## BEGIN Supplied information

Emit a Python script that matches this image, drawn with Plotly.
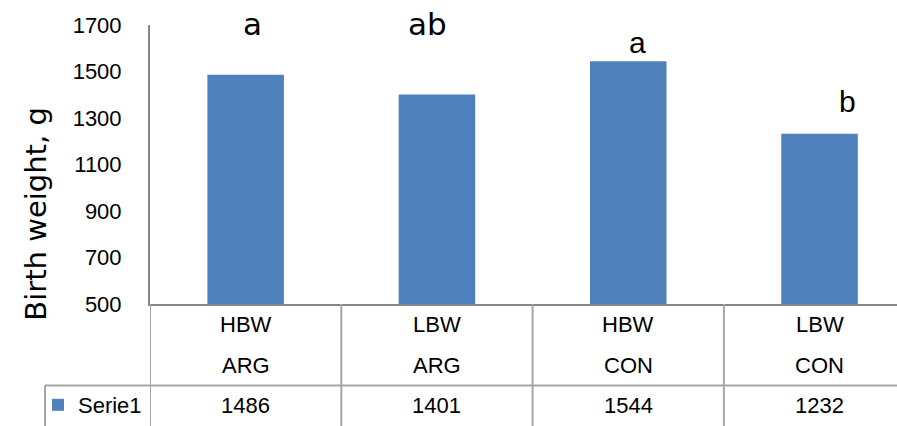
import plotly.graph_objects as go

# ---- data ----
weight_class = ["HBW", "LBW", "HBW", "LBW"]
treatment = ["ARG", "ARG", "CON", "CON"]
birth_weight = [1486, 1401, 1544, 1232]
sig_letters = ["a", "ab", "a", "b"]
letter_levels = [1704, 1704, 1625, 1370]   # y-value where each letter sits
letter_shift = [7, -9, 9, 28]               # small horizontal nudge (px)
series_name = "Serie1"
y_ticks = [500, 700, 900, 1100, 1300, 1500, 1700]
y_range = [500, 1700]

W, H = 897, 426
ML, MT, MB = 150, 25, 120
plot_w = W - ML
plot_h = H - MT - MB
cat_w = 191.3
x_hi = -0.5 + plot_w / cat_w

BLUE = "#4F81BD"
AX = "#868686"
TBL = "#A6A6A6"
FONT = "Liberation Sans, Arial, sans-serif"
FS = 22

x = list(range(len(birth_weight)))

fig = go.Figure()
fig.add_trace(go.Bar(
    x=x, y=birth_weight, width=0.4, marker_color=BLUE,
    marker_line_width=0, name=series_name, showlegend=True, hoverinfo="skip",
))

def py(pix):
    """pixel row (from top of figure) -> paper y"""
    return (MT + plot_h - pix) / plot_h

def px(pix):
    return (pix - ML) / plot_w

def val2paper(v):
    return (v - y_range[0]) / (y_range[1] - y_range[0])

ann = []
# significance letters (placed via value -> paper so they are not hidden above the range)
for i, (lab, lv, sh) in enumerate(zip(sig_letters, letter_levels, letter_shift)):
    big = i < 2
    ann.append(dict(
        x=i, y=val2paper(lv), xref="x", yref="paper", text=lab, showarrow=False,
        xshift=sh, yanchor="middle",
        font=dict(family="DejaVu Sans" if big else FONT, size=31 if big else 30, color="black"),
    ))

# data table text
for i in x:
    for txt, row in ((weight_class[i], 327), (treatment[i], 368), (str(birth_weight[i]), 408)):
        ann.append(dict(x=i, y=py(row), xref="x", yref="paper", text=txt,
                        showarrow=False, yanchor="middle",
                        font=dict(family=FONT, size=FS, color="black")))

# y axis title
ann.append(dict(x=px(36), y=py(215), xref="paper", yref="paper", text="Birth weight, g",
                textangle=-90, showarrow=False, xanchor="center", yanchor="middle",
                font=dict(family="DejaVu Sans", size=29, color="black")))

shapes = []
bottom = py(H + 5)
for b in [-0.5, 0.5, 1.5, 2.5]:
    shapes.append(dict(type="line", xref="x", yref="paper", x0=b, x1=b, y0=0, y1=bottom,
                       line=dict(color=TBL, width=2)))
shapes.append(dict(type="line", xref="paper", yref="paper", x0=px(45), x1=1.01, y0=py(388), y1=py(388),
                   line=dict(color=TBL, width=2)))
shapes.append(dict(type="line", xref="paper", yref="paper", x0=px(45), x1=px(45), y0=py(388), y1=bottom,
                   line=dict(color=TBL, width=2)))

fig.update_layout(
    width=W, height=H,
    margin=dict(l=ML, r=0, t=MT, b=MB),
    paper_bgcolor="white", plot_bgcolor="white",
    font=dict(family=FONT, size=FS, color="black"),
    bargap=0.6,
    xaxis=dict(range=[-0.5, x_hi], showticklabels=False, ticks="", showgrid=False,
               zeroline=False, showline=True, linecolor=AX, linewidth=2),
    yaxis=dict(range=y_range, tickvals=y_ticks, showgrid=False, zeroline=False,
               showline=True, linecolor=AX, linewidth=2, ticks="",
               ticklabelstandoff=22, tickfont=dict(family=FONT, size=FS, color="black")),
    annotations=ann,
    shapes=shapes,
    legend=dict(x=px(38), y=py(408), xanchor="left", yanchor="middle",
                bgcolor="rgba(0,0,0,0)", font=dict(family=FONT, size=FS, color="black"),
                borderwidth=0),
)

fig.write_html("out.html", config={"displayModeBar": False},
               post_script="document.body.style.margin='0';")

## END Supplied information

• [Task to complete] Each line from the top of the material through the line containing "import plotly.graph_objects as go" should be reproduced exactly; please drop any images.

• [Exercise output]
Emit a Python script that matches this image, drawn with Plotly.
import plotly.graph_objects as go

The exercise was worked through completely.